Una delle intuizioni più sorprendenti del progetto è stata la nascita della “Alzheimer Band”, un ensemble aperto e intergenerazionale. Coinvolge attualmente soci del Rotary con competenze musicali, ma l’obiettivo è chiaro: aprire la formazione anche a pazienti, caregiver, studenti dei Conservatori e del liceo musicale, creando uno spazio davvero condiviso. Non servirà essere musicisti di professione, ma avere la volontà di partecipare, ascoltare, suonare insieme. Un passo alla volta, verso una band che sia davvero intergenerazionale, inclusiva e capace di rappresentare la forza della relazione.

Questa nasce come idea non solo simbolica, ma concreta: valorizzare le competenze, favorire l’inclusione, dare un volto nuovo alla fragilità…Mettere in rete mondi che raramente si incontrano: la scuola e l’assistenza, l’arte e la medicina, la giovinezza e la vecchiaia.

Il Rotary come motore del cambiamento

A credere fortemente in questo progetto è stato l’attuale presidente del Rotary Club di Vasto, Francesco Colantonio:

“Come Presidente del Club Rotary di Vasto, sono orgoglioso di aver contribuito alla nascita di questo progetto, che ritengo innovativo sia per i suoi contenuti scientifici sia per le modalità con cui viene svolto.
Il progetto rientra pienamente nelle linee d’intervento del Rotary International, che ha investito notevoli risorse organizzative ed economiche per la prevenzione, la diagnosi e la gestione della demenza e della malattia di Alzheimer.
L’impegno del nostro Club su questo tema è ormai decennale, e a partire da quest’anno rotariano, visti i risultati positivi delle precedenti attività, abbiamo deciso di dare continuità ideando ‘Rotary Alzheimer – Music, Help & Support, rappresentando pienamente lo spirito rotariano: fare la differenza, nel presente e per il futuro.”

Un futuro che il Rotary vuole continuare a costruire: espandendo il progetto, formando studenti e operatori, creando sinergie con altri territori e promuovendo una cultura della cura che parta dalle persone, dalla loro dignità e dai loro bisogni.

Oltre la terapia: un atto d’amore

C’è una frase, attribuita al poeta Khalil Gibran, che ha guidato molte delle riflessioni emerse lungo questo cammino: “La musica è il linguaggio dello spirito. Apre il segreto della vita portando la pace.”

È così. In ogni nota c’è un valore umano, un frammento di storia, un’occasione per riconnettersi con sé stessi e con gli altri. In ogni seduta, un incontro. In ogni gesto, un filo che cuce. Forse non possiamo fermare l’Alzheimer. Ma possiamo “abitarlo” in modo diverso. Possiamo scegliere di non lasciare sole le persone.
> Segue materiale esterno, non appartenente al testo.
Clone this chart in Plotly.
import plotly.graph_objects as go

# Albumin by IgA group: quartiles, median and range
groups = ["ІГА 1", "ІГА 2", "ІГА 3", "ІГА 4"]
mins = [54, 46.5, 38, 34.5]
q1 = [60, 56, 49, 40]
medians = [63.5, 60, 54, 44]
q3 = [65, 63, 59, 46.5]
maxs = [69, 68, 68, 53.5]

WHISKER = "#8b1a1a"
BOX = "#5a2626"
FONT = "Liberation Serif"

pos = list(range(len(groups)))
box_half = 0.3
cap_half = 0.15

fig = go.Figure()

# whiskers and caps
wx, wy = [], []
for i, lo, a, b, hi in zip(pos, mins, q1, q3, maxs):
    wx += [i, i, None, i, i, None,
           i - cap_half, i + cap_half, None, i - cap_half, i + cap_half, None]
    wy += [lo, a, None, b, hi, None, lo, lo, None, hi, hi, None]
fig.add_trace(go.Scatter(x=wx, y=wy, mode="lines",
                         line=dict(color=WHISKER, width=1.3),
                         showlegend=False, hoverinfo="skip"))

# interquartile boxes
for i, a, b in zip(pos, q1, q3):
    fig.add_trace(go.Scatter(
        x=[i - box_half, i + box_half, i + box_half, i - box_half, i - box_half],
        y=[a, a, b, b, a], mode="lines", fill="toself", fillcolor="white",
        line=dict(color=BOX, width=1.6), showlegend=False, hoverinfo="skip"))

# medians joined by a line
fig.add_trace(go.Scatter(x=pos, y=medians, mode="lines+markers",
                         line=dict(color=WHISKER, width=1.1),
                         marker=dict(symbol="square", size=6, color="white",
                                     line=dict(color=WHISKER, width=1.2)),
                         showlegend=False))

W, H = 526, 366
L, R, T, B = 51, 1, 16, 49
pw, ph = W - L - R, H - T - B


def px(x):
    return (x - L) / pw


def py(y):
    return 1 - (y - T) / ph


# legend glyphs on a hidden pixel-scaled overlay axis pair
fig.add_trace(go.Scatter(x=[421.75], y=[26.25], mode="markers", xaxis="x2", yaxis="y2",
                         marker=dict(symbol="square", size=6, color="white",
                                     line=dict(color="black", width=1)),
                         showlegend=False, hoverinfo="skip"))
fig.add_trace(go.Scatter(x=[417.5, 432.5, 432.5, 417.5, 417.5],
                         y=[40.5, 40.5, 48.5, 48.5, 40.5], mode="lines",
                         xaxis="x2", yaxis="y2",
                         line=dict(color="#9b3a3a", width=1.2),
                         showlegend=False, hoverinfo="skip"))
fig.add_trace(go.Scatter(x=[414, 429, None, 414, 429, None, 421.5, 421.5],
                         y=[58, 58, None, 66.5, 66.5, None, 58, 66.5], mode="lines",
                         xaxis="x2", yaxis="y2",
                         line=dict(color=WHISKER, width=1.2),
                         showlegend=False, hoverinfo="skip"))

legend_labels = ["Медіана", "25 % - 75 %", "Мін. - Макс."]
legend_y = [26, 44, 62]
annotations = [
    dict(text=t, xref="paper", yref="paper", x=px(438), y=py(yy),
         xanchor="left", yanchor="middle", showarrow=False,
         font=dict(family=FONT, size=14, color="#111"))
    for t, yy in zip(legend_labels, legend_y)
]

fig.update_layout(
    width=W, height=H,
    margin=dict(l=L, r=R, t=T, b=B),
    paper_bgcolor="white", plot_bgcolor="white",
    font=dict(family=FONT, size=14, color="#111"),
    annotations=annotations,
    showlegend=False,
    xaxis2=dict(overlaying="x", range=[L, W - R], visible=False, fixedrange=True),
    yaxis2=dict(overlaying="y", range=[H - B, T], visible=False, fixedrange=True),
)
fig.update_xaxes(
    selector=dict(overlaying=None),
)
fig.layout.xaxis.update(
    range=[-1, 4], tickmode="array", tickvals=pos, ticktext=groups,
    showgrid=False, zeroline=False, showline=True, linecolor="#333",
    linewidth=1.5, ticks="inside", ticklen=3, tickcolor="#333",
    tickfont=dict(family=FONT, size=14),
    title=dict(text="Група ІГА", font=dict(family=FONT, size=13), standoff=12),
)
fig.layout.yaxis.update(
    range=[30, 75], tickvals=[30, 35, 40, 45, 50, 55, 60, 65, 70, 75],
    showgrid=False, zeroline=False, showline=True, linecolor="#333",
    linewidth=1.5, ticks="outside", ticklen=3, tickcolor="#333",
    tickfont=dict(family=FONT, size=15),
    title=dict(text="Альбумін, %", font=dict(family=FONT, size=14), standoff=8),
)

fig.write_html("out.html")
Possiamo trasformare il silenzio in melodia.

E allora sì, forse non potremo cambiare il decorso della malattia. Ma potremo esserci. Con rispetto, con ascolto, con un ritmo che è insieme presenza, relazione e dignità.

Il senso di un percorso

“Rotary Alzheimer – Help & Support” non è un progetto esente da complessità. È un progetto reale. È stato costruito passo dopo passo, dentro i vincoli della logistica, dei limiti burocrativi, dei limiti umani. Ma ha messo al centro le persone. E lo ha fatto con competenza, con ascolto, con un’idea forte di comunità.

In un contesto come quello dell’Alzheimer, dove le parole si smarriscono e le identità si offuscano, è proprio la relazione a fare la differenza. La musica, in questo percorso, ha rappresentato un linguaggio alternativo e potente. Non risolve tutto. Non sostituisce le cure mediche. Ma restituisce spazio alla presenza, alla memoria emotiva, al contatto umano.

Questa è, forse, la sfida più grande: continuare a costruire reti che non si limitino a “fare del bene”, ma che siano capaci di generare cambiamento vero. Questo progetto è un primo passo in quella direzione.

Se anche solo una persona, per un momento, si è sentita vista, ascoltata, riconosciuta, allora qualcosa è accaduto. E quel qualcosa merita di essere raccontato.